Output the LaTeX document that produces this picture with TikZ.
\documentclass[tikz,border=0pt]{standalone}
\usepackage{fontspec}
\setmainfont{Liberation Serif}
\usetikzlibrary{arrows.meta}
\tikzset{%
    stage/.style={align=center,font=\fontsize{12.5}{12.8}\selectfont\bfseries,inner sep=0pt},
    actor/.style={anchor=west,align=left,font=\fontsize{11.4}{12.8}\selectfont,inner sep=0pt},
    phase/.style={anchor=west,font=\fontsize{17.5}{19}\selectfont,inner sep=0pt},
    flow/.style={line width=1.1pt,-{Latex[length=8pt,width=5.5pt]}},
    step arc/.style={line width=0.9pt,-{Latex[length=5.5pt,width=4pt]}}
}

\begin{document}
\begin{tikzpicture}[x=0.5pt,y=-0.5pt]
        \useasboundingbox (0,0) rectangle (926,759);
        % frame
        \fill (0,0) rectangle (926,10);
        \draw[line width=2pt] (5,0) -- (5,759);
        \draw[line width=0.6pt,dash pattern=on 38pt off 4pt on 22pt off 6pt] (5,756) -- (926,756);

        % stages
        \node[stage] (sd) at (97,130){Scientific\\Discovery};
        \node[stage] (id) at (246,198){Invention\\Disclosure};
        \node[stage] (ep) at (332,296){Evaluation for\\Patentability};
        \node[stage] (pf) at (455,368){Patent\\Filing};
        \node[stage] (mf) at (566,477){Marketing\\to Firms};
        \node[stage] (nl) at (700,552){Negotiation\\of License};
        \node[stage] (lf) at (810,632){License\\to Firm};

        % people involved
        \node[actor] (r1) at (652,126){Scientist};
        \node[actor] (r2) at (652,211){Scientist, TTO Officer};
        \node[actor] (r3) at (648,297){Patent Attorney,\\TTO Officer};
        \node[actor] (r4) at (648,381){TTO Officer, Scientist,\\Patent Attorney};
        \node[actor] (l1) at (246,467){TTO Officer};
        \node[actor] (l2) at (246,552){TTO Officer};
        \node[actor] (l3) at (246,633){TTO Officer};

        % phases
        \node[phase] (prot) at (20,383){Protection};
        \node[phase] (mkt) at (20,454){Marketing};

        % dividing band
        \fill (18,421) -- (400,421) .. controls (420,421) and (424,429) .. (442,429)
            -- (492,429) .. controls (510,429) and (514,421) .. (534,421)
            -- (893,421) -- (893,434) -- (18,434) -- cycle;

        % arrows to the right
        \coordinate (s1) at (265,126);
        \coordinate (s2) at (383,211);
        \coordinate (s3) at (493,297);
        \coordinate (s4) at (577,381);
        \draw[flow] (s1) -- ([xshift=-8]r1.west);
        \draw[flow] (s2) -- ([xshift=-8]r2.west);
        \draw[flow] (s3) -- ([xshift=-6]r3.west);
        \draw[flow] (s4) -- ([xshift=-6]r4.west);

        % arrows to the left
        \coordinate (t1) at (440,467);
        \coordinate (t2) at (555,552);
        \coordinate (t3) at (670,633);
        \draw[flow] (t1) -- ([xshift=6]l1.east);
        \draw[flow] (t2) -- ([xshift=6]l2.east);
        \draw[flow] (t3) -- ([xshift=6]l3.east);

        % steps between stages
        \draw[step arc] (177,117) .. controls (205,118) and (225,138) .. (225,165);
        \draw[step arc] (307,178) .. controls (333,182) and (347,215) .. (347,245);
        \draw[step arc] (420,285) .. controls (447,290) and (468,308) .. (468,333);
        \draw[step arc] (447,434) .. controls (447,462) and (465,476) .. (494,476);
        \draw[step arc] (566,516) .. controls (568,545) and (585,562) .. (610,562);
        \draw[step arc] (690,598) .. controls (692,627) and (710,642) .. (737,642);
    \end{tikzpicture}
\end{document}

* _Short problem_:
Give an exact copy of all the data shown above.

* _Result_:
Output the LaTeX document that produces this picture with TikZ.
\documentclass[tikz,border=0pt]{standalone}
\usepackage{fontspec}
\setmainfont{Liberation Serif}
\usetikzlibrary{arrows.meta}
\tikzset{%
    stage/.style={align=center,font=\fontsize{12.5}{12.8}\selectfont\bfseries,inner sep=0pt},
    actor/.style={anchor=west,align=left,font=\fontsize{11.4}{12.8}\selectfont,inner sep=0pt},
    phase/.style={anchor=west,font=\fontsize{17.5}{19}\selectfont,inner sep=0pt},
    flow/.style={line width=1.1pt,-{Latex[length=8pt,width=5.5pt]}},
    step arc/.style={line width=0.9pt,-{Latex[length=5.5pt,width=4pt]}}
}

\begin{document}
\begin{tikzpicture}[x=0.5pt,y=-0.5pt]
        \useasboundingbox (0,0) rectangle (926,759);
        % frame
        \fill (0,0) rectangle (926,10);
        \draw[line width=2pt] (5,0) -- (5,759);
        \draw[line width=0.6pt,dash pattern=on 38pt off 4pt on 22pt off 6pt] (5,756) -- (926,756);

        % stages
        \node[stage] (sd) at (97,130){Scientific\\Discovery};
        \node[stage] (id) at (246,198){Invention\\Disclosure};
        \node[stage] (ep) at (332,296){Evaluation for\\Patentability};
        \node[stage] (pf) at (455,368){Patent\\Filing};
        \node[stage] (mf) at (566,477){Marketing\\to Firms};
        \node[stage] (nl) at (700,552){Negotiation\\of License};
        \node[stage] (lf) at (810,632){License\\to Firm};

        % people involved
        \node[actor] (r1) at (652,126){Scientist};
        \node[actor] (r2) at (652,211){Scientist, TTO Officer};
        \node[actor] (r3) at (648,297){Patent Attorney,\\TTO Officer};
        \node[actor] (r4) at (648,381){TTO Officer, Scientist,\\Patent Attorney};
        \node[actor] (l1) at (246,467){TTO Officer};
        \node[actor] (l2) at (246,552){TTO Officer};
        \node[actor] (l3) at (246,633){TTO Officer};

        % phases
        \node[phase] (prot) at (20,383){Protection};
        \node[phase] (mkt) at (20,454){Marketing};

        % dividing band
        \fill (18,421) -- (400,421) .. controls (420,421) and (424,429) .. (442,429)
            -- (492,429) .. controls (510,429) and (514,421) .. (534,421)
            -- (893,421) -- (893,434) -- (18,434) -- cycle;

        % arrows to the right
        \coordinate (s1) at (265,126);
        \coordinate (s2) at (383,211);
        \coordinate (s3) at (493,297);
        \coordinate (s4) at (577,381);
        \draw[flow] (s1) -- ([xshift=-8]r1.west);
        \draw[flow] (s2) -- ([xshift=-8]r2.west);
        \draw[flow] (s3) -- ([xshift=-6]r3.west);
        \draw[flow] (s4) -- ([xshift=-6]r4.west);

        % arrows to the left
        \coordinate (t1) at (440,467);
        \coordinate (t2) at (555,552);
        \coordinate (t3) at (670,633);
        \draw[flow] (t1) -- ([xshift=6]l1.east);
        \draw[flow] (t2) -- ([xshift=6]l2.east);
        \draw[flow] (t3) -- ([xshift=6]l3.east);

        % steps between stages
        \draw[step arc] (177,117) .. controls (205,118) and (225,138) .. (225,165);
        \draw[step arc] (307,178) .. controls (333,182) and (347,215) .. (347,245);
        \draw[step arc] (420,285) .. controls (447,290) and (468,308) .. (468,333);
        \draw[step arc] (447,434) .. controls (447,462) and (465,476) .. (494,476);
        \draw[step arc] (566,516) .. controls (568,545) and (585,562) .. (610,562);
        \draw[step arc] (690,598) .. controls (692,627) and (710,642) .. (737,642);
    \end{tikzpicture}
\end{document}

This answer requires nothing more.